§ **What is being asked**
Scan the records below for the line with "What seaborn and" and the line with "0.668, 0.656]", and retype that range exactly, both ends included, pictures excepted.

────────

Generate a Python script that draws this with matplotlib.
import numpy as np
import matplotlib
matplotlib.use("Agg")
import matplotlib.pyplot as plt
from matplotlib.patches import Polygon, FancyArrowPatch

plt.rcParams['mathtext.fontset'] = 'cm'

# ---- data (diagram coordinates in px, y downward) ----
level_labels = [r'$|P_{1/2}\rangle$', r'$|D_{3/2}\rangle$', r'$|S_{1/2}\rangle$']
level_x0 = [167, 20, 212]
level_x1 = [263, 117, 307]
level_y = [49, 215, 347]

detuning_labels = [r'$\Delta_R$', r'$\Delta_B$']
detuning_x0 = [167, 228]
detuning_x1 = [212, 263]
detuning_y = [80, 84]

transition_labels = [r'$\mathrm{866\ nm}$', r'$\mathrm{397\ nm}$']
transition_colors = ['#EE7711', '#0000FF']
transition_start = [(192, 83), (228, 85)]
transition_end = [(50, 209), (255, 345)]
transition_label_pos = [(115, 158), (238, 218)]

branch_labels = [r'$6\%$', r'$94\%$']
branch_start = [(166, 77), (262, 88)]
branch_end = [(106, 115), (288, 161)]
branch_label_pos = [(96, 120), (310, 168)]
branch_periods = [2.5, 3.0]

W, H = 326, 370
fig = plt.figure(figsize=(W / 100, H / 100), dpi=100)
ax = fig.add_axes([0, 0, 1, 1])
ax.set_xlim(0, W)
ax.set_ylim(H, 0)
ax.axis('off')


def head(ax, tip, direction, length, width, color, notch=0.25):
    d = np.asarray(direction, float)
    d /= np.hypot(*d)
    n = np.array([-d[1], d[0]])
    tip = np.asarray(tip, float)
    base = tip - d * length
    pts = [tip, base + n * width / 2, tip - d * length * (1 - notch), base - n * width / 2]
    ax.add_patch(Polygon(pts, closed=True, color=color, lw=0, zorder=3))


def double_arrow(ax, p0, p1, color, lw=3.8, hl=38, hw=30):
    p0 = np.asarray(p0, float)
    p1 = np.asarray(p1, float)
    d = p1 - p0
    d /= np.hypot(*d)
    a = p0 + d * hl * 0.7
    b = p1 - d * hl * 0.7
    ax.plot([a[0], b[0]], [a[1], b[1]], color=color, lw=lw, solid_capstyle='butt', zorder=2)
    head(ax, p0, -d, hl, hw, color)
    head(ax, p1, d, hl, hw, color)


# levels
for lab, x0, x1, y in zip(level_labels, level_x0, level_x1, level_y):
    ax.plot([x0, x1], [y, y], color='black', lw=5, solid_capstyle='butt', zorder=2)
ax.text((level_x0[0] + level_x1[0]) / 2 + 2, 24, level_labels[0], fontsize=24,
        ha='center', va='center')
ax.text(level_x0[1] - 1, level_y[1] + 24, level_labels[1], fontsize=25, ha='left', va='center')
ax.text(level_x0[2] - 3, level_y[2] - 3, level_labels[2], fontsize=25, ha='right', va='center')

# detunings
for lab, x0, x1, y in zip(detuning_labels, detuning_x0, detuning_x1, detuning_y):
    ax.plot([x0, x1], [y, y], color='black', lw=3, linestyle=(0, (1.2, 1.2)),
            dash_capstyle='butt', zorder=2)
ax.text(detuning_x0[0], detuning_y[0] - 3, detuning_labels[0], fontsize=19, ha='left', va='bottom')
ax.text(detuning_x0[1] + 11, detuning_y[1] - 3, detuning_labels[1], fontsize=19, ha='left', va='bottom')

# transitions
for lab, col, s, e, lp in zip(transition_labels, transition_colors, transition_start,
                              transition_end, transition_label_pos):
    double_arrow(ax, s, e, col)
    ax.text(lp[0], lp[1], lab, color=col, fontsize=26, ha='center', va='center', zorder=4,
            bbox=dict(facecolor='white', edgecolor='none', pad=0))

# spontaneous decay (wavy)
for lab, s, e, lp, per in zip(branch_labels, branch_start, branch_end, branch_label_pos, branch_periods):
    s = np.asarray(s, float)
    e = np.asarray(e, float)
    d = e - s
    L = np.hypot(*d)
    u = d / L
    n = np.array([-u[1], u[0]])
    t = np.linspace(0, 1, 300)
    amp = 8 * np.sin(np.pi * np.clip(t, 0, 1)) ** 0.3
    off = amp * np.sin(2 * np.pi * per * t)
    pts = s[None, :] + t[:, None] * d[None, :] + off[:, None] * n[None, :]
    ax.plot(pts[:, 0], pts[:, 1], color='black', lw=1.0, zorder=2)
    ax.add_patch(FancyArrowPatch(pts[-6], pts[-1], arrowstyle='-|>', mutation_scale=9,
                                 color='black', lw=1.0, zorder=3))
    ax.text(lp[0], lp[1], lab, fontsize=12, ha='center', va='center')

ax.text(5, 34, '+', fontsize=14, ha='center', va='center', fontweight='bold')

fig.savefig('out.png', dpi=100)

────────

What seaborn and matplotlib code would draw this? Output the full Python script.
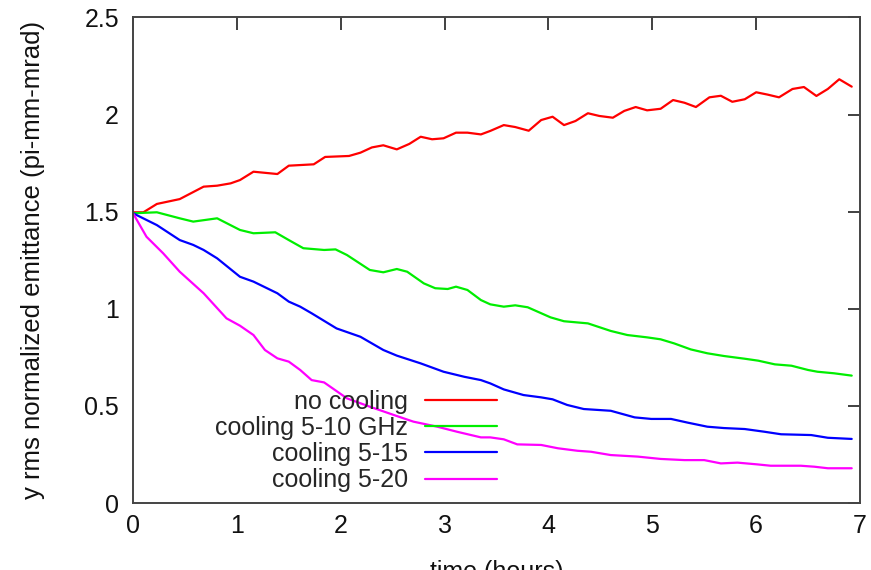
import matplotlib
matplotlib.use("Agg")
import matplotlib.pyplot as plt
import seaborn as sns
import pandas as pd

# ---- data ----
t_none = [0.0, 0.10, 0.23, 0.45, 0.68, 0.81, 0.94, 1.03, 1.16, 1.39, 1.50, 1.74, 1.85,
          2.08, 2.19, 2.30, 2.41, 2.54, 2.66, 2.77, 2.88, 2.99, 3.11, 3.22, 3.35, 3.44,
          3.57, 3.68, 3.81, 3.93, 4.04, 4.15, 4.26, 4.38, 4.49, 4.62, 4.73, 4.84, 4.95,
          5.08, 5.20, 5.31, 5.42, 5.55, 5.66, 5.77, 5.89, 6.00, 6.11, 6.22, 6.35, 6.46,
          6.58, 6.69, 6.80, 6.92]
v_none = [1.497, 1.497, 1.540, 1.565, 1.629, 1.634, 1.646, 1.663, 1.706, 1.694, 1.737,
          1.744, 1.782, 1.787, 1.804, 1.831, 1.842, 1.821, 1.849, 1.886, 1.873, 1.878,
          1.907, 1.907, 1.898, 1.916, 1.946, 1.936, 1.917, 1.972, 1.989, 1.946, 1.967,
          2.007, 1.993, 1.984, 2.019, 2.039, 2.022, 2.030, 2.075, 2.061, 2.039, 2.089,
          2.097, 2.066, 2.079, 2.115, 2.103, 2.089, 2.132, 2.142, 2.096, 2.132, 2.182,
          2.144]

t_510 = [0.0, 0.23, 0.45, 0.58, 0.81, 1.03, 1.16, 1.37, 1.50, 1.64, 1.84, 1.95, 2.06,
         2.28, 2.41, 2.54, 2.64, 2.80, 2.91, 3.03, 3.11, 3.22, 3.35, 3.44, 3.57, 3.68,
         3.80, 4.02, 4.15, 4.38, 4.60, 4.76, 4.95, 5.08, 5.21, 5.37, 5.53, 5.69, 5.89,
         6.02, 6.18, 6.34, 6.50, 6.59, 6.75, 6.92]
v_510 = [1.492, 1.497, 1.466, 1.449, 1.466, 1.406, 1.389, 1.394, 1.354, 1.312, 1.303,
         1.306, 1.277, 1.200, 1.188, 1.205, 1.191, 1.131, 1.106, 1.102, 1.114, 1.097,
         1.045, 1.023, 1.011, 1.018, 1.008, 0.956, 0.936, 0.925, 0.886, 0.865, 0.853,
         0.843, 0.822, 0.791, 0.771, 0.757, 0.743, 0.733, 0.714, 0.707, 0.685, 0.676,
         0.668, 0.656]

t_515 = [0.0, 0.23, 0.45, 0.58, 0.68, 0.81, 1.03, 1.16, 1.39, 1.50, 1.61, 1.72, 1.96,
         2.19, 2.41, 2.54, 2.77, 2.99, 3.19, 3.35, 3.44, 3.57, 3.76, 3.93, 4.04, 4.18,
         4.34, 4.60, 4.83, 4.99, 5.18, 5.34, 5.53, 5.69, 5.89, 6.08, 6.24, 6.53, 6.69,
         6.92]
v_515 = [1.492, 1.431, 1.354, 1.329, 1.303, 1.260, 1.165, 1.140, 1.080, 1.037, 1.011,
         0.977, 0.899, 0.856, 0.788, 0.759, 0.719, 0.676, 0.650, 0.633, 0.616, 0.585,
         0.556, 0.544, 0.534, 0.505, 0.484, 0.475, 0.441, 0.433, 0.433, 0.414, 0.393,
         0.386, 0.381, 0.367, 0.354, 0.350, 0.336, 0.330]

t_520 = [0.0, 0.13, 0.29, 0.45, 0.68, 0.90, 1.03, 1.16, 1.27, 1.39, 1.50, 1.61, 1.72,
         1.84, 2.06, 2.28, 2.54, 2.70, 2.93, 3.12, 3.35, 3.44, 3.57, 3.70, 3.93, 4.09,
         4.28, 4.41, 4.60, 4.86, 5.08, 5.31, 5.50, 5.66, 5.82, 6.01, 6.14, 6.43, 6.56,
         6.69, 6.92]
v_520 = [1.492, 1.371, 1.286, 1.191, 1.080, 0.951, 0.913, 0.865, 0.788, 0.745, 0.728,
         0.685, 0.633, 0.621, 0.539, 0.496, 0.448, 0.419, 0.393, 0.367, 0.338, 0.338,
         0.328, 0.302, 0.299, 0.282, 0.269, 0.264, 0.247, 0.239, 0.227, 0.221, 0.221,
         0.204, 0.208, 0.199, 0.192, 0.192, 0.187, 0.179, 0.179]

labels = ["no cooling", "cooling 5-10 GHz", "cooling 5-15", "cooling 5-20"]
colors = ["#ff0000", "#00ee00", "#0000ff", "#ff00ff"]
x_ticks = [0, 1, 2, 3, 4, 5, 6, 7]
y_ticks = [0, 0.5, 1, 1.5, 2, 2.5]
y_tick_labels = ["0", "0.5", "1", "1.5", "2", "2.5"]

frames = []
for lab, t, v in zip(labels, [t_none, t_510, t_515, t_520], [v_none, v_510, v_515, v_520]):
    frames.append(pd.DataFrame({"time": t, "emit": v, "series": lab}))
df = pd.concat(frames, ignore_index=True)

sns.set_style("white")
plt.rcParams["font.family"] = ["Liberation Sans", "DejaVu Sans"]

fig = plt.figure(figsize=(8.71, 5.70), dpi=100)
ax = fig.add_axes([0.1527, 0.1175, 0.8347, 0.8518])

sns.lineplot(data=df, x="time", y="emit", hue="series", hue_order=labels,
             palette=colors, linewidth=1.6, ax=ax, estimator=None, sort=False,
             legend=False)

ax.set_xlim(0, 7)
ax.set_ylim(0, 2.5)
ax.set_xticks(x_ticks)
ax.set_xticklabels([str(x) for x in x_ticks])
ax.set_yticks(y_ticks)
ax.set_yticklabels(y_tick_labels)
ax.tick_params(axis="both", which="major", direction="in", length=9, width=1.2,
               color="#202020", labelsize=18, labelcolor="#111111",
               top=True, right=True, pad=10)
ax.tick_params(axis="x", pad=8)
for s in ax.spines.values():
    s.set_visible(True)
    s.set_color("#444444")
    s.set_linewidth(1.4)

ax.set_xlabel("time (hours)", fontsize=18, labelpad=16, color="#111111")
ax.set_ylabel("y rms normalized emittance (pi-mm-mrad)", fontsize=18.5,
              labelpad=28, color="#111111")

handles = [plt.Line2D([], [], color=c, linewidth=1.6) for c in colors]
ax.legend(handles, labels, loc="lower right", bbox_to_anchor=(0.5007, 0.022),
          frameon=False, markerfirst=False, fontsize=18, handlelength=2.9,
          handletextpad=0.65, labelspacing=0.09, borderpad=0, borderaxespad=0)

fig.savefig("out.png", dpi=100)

────────

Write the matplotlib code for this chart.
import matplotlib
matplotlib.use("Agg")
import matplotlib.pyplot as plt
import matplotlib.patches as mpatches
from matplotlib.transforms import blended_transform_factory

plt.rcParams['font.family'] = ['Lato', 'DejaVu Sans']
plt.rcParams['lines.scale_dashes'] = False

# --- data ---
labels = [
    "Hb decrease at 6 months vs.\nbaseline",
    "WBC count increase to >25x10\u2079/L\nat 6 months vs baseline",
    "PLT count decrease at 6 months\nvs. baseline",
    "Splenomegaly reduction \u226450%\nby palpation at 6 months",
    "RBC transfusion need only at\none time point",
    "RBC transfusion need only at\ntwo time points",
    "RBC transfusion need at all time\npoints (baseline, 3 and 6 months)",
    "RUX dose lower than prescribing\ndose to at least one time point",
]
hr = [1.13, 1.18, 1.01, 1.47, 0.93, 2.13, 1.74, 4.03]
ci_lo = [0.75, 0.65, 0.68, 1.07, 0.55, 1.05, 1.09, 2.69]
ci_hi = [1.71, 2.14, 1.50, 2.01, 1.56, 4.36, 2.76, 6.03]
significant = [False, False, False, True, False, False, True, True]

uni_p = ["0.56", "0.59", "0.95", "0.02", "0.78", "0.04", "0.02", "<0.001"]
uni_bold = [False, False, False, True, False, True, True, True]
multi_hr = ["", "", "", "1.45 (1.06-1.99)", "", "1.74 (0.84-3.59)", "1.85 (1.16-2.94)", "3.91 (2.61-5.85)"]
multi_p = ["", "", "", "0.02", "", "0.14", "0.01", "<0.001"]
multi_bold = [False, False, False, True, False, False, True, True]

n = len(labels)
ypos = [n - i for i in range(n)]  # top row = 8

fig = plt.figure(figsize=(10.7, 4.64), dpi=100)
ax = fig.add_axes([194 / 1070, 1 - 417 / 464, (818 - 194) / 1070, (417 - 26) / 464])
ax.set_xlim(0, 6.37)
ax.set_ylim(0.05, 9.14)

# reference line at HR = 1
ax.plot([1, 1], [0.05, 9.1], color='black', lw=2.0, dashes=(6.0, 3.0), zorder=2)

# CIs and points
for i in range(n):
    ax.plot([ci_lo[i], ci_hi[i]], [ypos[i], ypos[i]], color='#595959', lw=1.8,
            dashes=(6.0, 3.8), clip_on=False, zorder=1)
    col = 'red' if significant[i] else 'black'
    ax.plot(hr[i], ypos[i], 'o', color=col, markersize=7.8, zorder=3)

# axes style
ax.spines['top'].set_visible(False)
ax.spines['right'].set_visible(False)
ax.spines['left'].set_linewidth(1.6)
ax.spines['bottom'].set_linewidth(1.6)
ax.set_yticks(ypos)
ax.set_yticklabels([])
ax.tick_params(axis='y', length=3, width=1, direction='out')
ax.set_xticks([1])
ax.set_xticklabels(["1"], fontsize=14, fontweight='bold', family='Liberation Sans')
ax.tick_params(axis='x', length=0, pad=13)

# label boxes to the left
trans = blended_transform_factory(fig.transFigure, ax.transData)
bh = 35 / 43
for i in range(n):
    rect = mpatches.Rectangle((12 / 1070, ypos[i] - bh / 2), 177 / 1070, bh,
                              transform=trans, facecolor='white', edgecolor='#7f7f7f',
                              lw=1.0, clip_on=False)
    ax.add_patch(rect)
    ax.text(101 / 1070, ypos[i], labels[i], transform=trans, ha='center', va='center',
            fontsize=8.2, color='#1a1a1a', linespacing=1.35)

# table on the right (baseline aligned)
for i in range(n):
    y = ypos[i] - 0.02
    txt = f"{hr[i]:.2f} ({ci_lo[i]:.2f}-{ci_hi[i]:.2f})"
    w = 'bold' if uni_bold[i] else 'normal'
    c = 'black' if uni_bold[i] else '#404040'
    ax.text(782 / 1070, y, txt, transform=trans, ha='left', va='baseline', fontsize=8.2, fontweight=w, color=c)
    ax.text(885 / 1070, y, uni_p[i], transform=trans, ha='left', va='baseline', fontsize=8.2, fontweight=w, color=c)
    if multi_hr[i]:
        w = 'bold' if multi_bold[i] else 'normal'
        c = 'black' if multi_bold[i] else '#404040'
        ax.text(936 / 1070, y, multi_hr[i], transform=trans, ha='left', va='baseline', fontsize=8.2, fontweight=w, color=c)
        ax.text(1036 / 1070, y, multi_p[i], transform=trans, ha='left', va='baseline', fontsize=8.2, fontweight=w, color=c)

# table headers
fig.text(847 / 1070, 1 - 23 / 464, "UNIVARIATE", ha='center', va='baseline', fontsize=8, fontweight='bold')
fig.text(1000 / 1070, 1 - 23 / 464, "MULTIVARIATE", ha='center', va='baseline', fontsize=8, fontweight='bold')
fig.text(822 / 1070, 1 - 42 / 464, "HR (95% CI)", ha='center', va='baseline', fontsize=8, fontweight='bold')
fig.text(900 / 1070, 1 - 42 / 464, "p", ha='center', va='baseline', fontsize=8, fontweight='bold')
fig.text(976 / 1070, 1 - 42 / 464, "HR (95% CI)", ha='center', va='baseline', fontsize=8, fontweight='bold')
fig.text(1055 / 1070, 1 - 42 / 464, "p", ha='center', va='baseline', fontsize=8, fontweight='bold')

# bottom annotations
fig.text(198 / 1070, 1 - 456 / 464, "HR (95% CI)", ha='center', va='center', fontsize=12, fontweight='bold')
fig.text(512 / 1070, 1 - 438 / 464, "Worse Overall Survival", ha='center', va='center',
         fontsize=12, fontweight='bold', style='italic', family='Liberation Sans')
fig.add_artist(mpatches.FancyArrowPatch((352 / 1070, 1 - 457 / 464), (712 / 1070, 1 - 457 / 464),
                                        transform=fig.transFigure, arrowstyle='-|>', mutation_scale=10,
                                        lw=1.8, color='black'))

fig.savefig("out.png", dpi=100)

────────

§ **Answer**
What seaborn and matplotlib code would draw this? Output the full Python script.
import matplotlib
matplotlib.use("Agg")
import matplotlib.pyplot as plt
import seaborn as sns
import pandas as pd

# ---- data ----
t_none = [0.0, 0.10, 0.23, 0.45, 0.68, 0.81, 0.94, 1.03, 1.16, 1.39, 1.50, 1.74, 1.85,
          2.08, 2.19, 2.30, 2.41, 2.54, 2.66, 2.77, 2.88, 2.99, 3.11, 3.22, 3.35, 3.44,
          3.57, 3.68, 3.81, 3.93, 4.04, 4.15, 4.26, 4.38, 4.49, 4.62, 4.73, 4.84, 4.95,
          5.08, 5.20, 5.31, 5.42, 5.55, 5.66, 5.77, 5.89, 6.00, 6.11, 6.22, 6.35, 6.46,
          6.58, 6.69, 6.80, 6.92]
v_none = [1.497, 1.497, 1.540, 1.565, 1.629, 1.634, 1.646, 1.663, 1.706, 1.694, 1.737,
          1.744, 1.782, 1.787, 1.804, 1.831, 1.842, 1.821, 1.849, 1.886, 1.873, 1.878,
          1.907, 1.907, 1.898, 1.916, 1.946, 1.936, 1.917, 1.972, 1.989, 1.946, 1.967,
          2.007, 1.993, 1.984, 2.019, 2.039, 2.022, 2.030, 2.075, 2.061, 2.039, 2.089,
          2.097, 2.066, 2.079, 2.115, 2.103, 2.089, 2.132, 2.142, 2.096, 2.132, 2.182,
          2.144]

t_510 = [0.0, 0.23, 0.45, 0.58, 0.81, 1.03, 1.16, 1.37, 1.50, 1.64, 1.84, 1.95, 2.06,
         2.28, 2.41, 2.54, 2.64, 2.80, 2.91, 3.03, 3.11, 3.22, 3.35, 3.44, 3.57, 3.68,
         3.80, 4.02, 4.15, 4.38, 4.60, 4.76, 4.95, 5.08, 5.21, 5.37, 5.53, 5.69, 5.89,
         6.02, 6.18, 6.34, 6.50, 6.59, 6.75, 6.92]
v_510 = [1.492, 1.497, 1.466, 1.449, 1.466, 1.406, 1.389, 1.394, 1.354, 1.312, 1.303,
         1.306, 1.277, 1.200, 1.188, 1.205, 1.191, 1.131, 1.106, 1.102, 1.114, 1.097,
         1.045, 1.023, 1.011, 1.018, 1.008, 0.956, 0.936, 0.925, 0.886, 0.865, 0.853,
         0.843, 0.822, 0.791, 0.771, 0.757, 0.743, 0.733, 0.714, 0.707, 0.685, 0.676,
         0.668, 0.656]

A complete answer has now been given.